The Middletown Press (Middletown, CT)
Thumbs up, thumbs down
ELECTION 2020
Thumbs up to Connecticut voters who turned out in record numbers, in-person or by absentee ballot, to participate in democracy through the presidential election Tuesday. Voters also chose who would represent them for the next two years in the U.S. House of Representatives and the state General Assembly. An estimated 1.74 million votes were cast in this election, 2 percent more than four years ago. The nation also saw a surge of engaged voters, who gave President-elect Joseph Biden Jr. the most votes of any candidate in a U.S. election, and in an indication of the interest, President Donald Trump received the second highest ever.

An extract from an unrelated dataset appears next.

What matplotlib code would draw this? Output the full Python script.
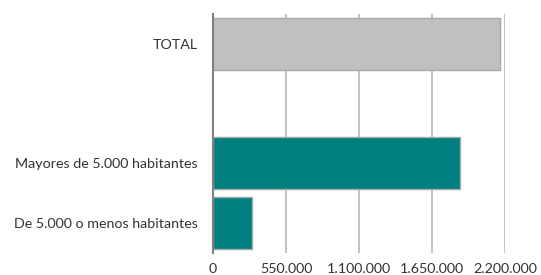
import matplotlib.pyplot as plt
from matplotlib.ticker import FuncFormatter

plt.rcParams['font.family'] = ['Lato', 'DejaVu Sans']

categories = ["TOTAL", "", "Mayores de 5.000 habitantes", "De 5.000 o menos habitantes"]
values = [2162000, 0, 1863000, 296000]
colors = ["#c0c0c0", "#ffffff", "#007f7f", "#007f7f"]
edges = ["#a8a8a8", "#ffffff", "#a8a8a8", "#a8a8a8"]
xticks = [0, 550000, 1100000, 1650000, 2200000]

fig = plt.figure(figsize=(5.41, 2.75), dpi=100)
ax = fig.add_axes([213 / 541, 1 - 253 / 275, (505 - 213) / 541, (253 - 14) / 275])

pos = list(range(len(categories)))
for i, (v, c, e) in enumerate(zip(values, colors, edges)):
    if v > 0:
        ax.barh(pos[i], v, height=0.87, color=c, edgecolor=e, linewidth=1, zorder=3)

ax.set_xlim(0, 2200000)
ax.set_ylim(3.5, -0.5)
ax.set_xticks(xticks)
ax.xaxis.set_major_formatter(FuncFormatter(lambda x, p: f"{int(x):,}".replace(",", ".")))
ax.set_yticks(pos)
ax.set_yticklabels(categories)
ax.grid(axis='x', color='#b8b8b8', linewidth=1.2, zorder=0)
for s in ['top', 'right', 'bottom']:
    ax.spines[s].set_visible(False)
ax.spines['left'].set_color('#808080')
ax.spines['left'].set_linewidth(1.5)
ax.spines['left'].set_zorder(4)
ax.tick_params(axis='both', length=0, labelsize=10.3, labelcolor='#333333')
ax.tick_params(axis='y', pad=11)
ax.tick_params(axis='x', pad=7)

fig.savefig("out.png", dpi=100)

Thumbs up to all the local election officials and poll workers who made this election, carried out in a pandemic, go as smoothly as possible. The need for social distancing of six-feet apart meant long lines, but mostly they moved quickly; there were glitches here and there, as expected with large numbers of people voting absentee for the first time, but not widespread problems. And while public safety and hospital officials, as well as business owners, were prepared for possible unrest, none materialized at the polls in Connecticut.
Thumbs up to peaceful rallies and protests Saturday after former Vice President Joseph Biden Jr. carried Pennsylvania and became the winner. Rallies, such as one in the state’s capital city, were matched with protests by supporters of President Donald Trump, but all were able to exercise their First Amendment rights freely.
Thumbs down, in a week of mostly “ups,” to the growing number of COVID-19 cases in Connecticut, the country, and much of the world. More cities and towns were placed on a “red alert” status and Gov. Ned Lamont had to roll back some of the Phase 3 reopening guidelines to restrict the size of gatherings. But a Thumbs Up, keeping in the “election edition” theme this week, to Yale School of Medicine Professor Marcella Nunez-Smith on her appointment as one of three co-chairs of President-elect Joseph Biden’s coronavirus task force, according to CNN. She is an associate professor of internal medicine, public health and management and founding director of the Equity Research and Innovation Center.
Thumbs up to this non-election news: The humpback whale that appeared to be entangled in lobster-pot ropes and was moving slowly, according to a report to the Atlantic Marine Conservation Society, was seen free on Thursday off Montauk Point, in Long Island Sound. The U.S. Coast Guard Center in New Haven received a “heads up” as the conservation society, East Hampton Marine Patrol and the U.S. Coast Guard Station in Montauk, coordinating with NOAA Fisheries New England/Mid-Atlantic, the New York Department of Environmental Conservation, the Center for Coastal Studies, and the Town of East Hampton, New York, searched for the whale with the intent to help it. Sometimes we just need a feel-good animal story.